Così, in un certo senso i partiti europei sono usciti dalle istituzioni: ora hanno un programma, un leader e un’organizzazione – diretta tramite le fondazioni, e indiretta tramite i partiti nazionali loro membri – validi per tutto il continente. Il confronto televisivo tra i candidati alla presidenza della Commissione è una novità assoluta. Sebbene la scarsa partecipazione di pubblico e la limitata copertura ne abbiano azzoppato la portata, tale evento rimane un passo storico verso l’istituzionalizzazione di partiti europei in chiave realmente transnazionale.
Il nuovo presidente della Commissione, quello dell’Unione (espressione del Consiglio) e l’Alto rappresentante per la politica estera, saranno scelti tenendo conto del risultato dell’esito del voto, cercando di bilanciare e di dar riscontro alle indicazioni degli elettori così come ai necessari equilibri tra paesi. I partiti europei giocheranno un ruolo attivo in questa partita fondamentale, sia in modo meno visibile (per via dei network relazionali tra gli stessi capi di governo) sia se uno dei candidati ora designati riceverà davvero uno dei posti in palio.
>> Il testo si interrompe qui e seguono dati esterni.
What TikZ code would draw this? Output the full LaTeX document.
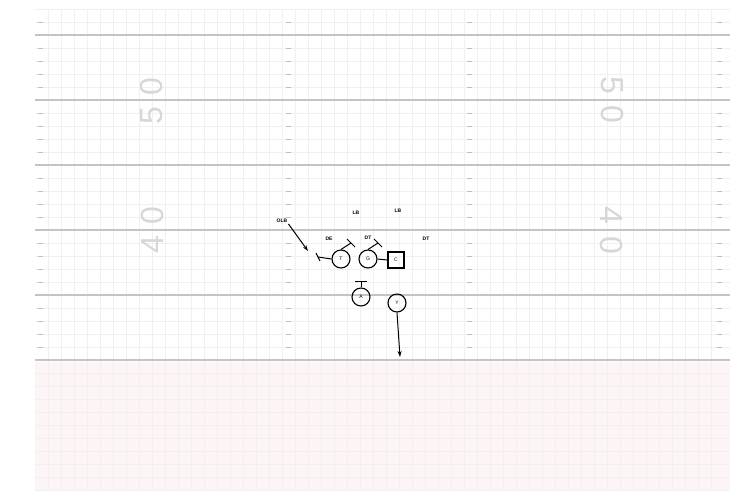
\documentclass[tikz,border=0pt]{standalone}
\usepackage{tikz}
\usepackage{xcolor}
\usepackage{fontspec}
\setsansfont{Liberation Sans}
\usetikzlibrary{arrows.meta, positioning}
\definecolor{yardcolor}{RGB}{196, 196, 196}
\definecolor{gridcolor}{RGB}{240, 240, 240}
\definecolor{hashcolor}{RGB}{190, 190, 190}
\definecolor{numcolor}{RGB}{215, 215, 215}
\definecolor{endzonecolor}{RGB}{253, 244, 246}
\tikzset{
	yardline/.style={draw=yardcolor, line width=2.8pt},
	gridline/.style={draw=gridcolor, line width=0.5pt},
	hashmark/.style={draw=hashcolor, line width=0.6pt},
	yardnum/.style={text=numcolor, font=\sffamily\fontsize{32}{32}\selectfont, inner sep=0pt},
	player/.style={draw, circle, line width=1.1pt, minimum size=18pt, inner sep=0pt, font=\sffamily\fontsize{5}{5}\selectfont},
	centerbox/.style={draw, rectangle, line width=1.1pt, minimum size=16pt, inner sep=0pt, font=\sffamily\fontsize{5}{5}\selectfont},
	defender/.style={font=\sffamily\bfseries\fontsize{5}{6}\selectfont, inner sep=1pt},
	route/.style={-{Stealth[length=6pt, width=4pt]}, line width=1pt},
	blockline/.style={line width=1pt}
}

\begin{document}
\begin{tikzpicture}[x=1pt, y=-1pt]
	\useasboundingbox (0,0) rectangle (746,493);

	% Field
	\fill[endzonecolor] (35,362) rectangle (730,490);
	\foreach \x in {48,61,...,722}
		\draw[gridline] (\x,9) -- (\x,490);
	\foreach \y in {9,22,...,490}
		\draw[gridline] (35,\y) -- (730,\y);
	\foreach \y in {35,100,...,360}
		\draw[yardline] (35,\y) -- (730,\y);
	\foreach \hx in {38,286,467,717} {
		\draw[hashmark] (\hx,22) -- ++(5,0);
		\foreach \yl in {35,100,...,295}
			\foreach \k in {1,...,4}
				\draw[hashmark] (\hx,\yl+13*\k) -- ++(5,0);
	}

	% Numbers
	\node[yardnum, rotate=90] (num50l) at (151,101) {5\hspace{12pt}0};
	\node[yardnum, rotate=-90] (num50r) at (613,100) {5\hspace{12pt}0};
	\node[yardnum, rotate=90] (num40l) at (152,230) {4\hspace{12pt}0};
	\node[yardnum, rotate=-90] (num40r) at (612,230) {4\hspace{12pt}0};

	% Offense
	\node[player] (T) at (341,259) {T};
	\node[player] (G) at (368,259) {G};
	\node[centerbox] (C) at (396,260) {C};
	\node[player] (A) at (361,297) {A};
	\node[player] (Y) at (397,303) {Y};

	% Defense
	\node[defender] (OLB) at (282,221) {OLB};
	\node[defender] (DE) at (329,239) {DE};
	\node[defender] (LB1) at (356,213) {LB};
	\node[defender] (LB2) at (398,211) {LB};
	\node[defender] (DT1) at (368,238) {DT};
	\node[defender] (DT2) at (426,239) {DT};

	% Blocks
	\coordinate (blkL) at (318,257);
	\coordinate (blkT) at (351,243);
	\coordinate (blkG) at (378,243);
	\coordinate (blkA) at (361,281);
	\draw[blockline] (T.west) -- (blkL);
	\draw[blockline] ([shift={(-2,-4)}]blkL) -- ([shift={(2,4)}]blkL);
	\draw[blockline] (T.north) -- (blkT);
	\draw[blockline] ([shift={(-4,-4)}]blkT) -- ([shift={(4,4)}]blkT);
	\draw[blockline] (G.north) -- (blkG);
	\draw[blockline] ([shift={(-4,-4)}]blkG) -- ([shift={(4,4)}]blkG);
	\draw[blockline] (G.east) -- (C.west);
	\draw[blockline] (A.north) -- (blkA);
	\draw[blockline] ([xshift=-6]blkA) -- ([xshift=6]blkA);

	% Routes
	\coordinate (olbEnd) at (308,251);
	\coordinate (yEnd) at (400,357);
	\draw[route] (OLB.south east) -- (olbEnd);
	\draw[route] (Y.south) -- (yEnd);

\end{tikzpicture}
\end{document}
Nonostante l’accresciuto ruolo nell’arena politica continentale, molto rimane da fare per i partiti europei; infatti, malgrado l’enorme sforzo comunicativo in atto durante questa campagna, essi rimangono distanti da un elettorato disilluso e scosso dalla crisi. I sondaggi prevedono un Parlamento ulteriormente frammentato, con popolari e socialisti ancora determinanti per la costituzione di maggioranze e per il controllo dell’assemblea, ma elettoralmente ridimensionati a favore dei partiti euroscettici. In tale contesto, è probabile comunque che assisteremo a un rafforzamento del ruolo dei partiti, proprio in considerazione della necessità di “serrare i ranghi” in un’assemblea polarizzata e divisa.